Even if the bones of Jesus showed up, all of those things would still be true!!

There is more isn’t there? We meet the Risen Christ when we come to his table to be fed and refreshed in communion. We meet him when we worship because he told us that when two or three are gathered in his name, he will be with us. We meet him when we see him at work bringing hope and resurrection to us. He was with us when we heard from Brooke’s family three weeks ago and they told us of having a new life because they are in their own home because of Habitat for Humanity and the 8 year old son spoke to us here and told us what it means to have new friends and a new life, and he said, all the bad parts of my life are behind me and the good parts are in front of me now.

We experience the Risen Christ when we pray. When we pray the prayer he gave us that is still so important to us—Our father in Heaven, may your name be holy. May your kingdom come through us, may your will be done through us.

We experience him when we pray this prayer: Lord Jesus Christ you are the light of the world. Fill my mind with your wisdom and my heart with your love.

And no matter if in the future someone else finds some proof that his bones are still in an ossuary, he is risen in spirit, in a “spiritual body”, and he is at work in our world. We have seen him. We know him.
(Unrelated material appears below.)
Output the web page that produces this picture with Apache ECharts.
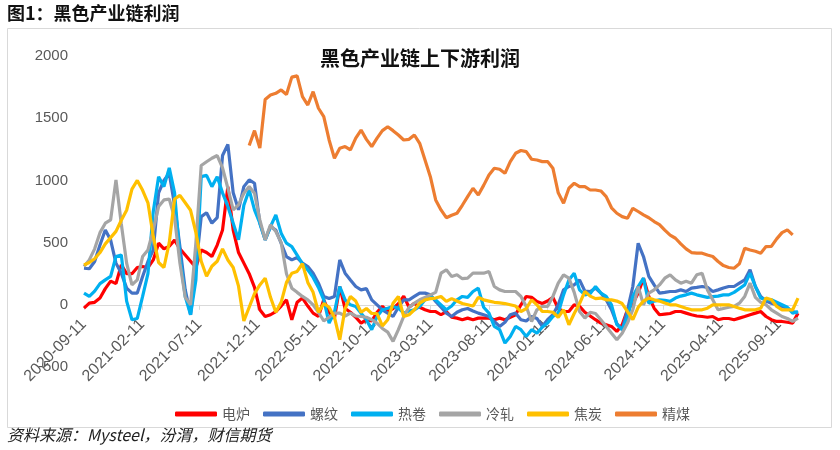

He is alive and with us now.

I serve a risen savior; he’s in the world today.
I know that he is living, whatever foes may say.
I see his hand of mercy, I hear his voice of cheer,
and just the time I need him, he’s always near.
He lives, he lives, Christ Jesus lives today.
He walks with me; he talks with me along life’s narrow way.
He lives, he lives, salvation to impart.
ou ask me how I know he lives, he lives within my heart.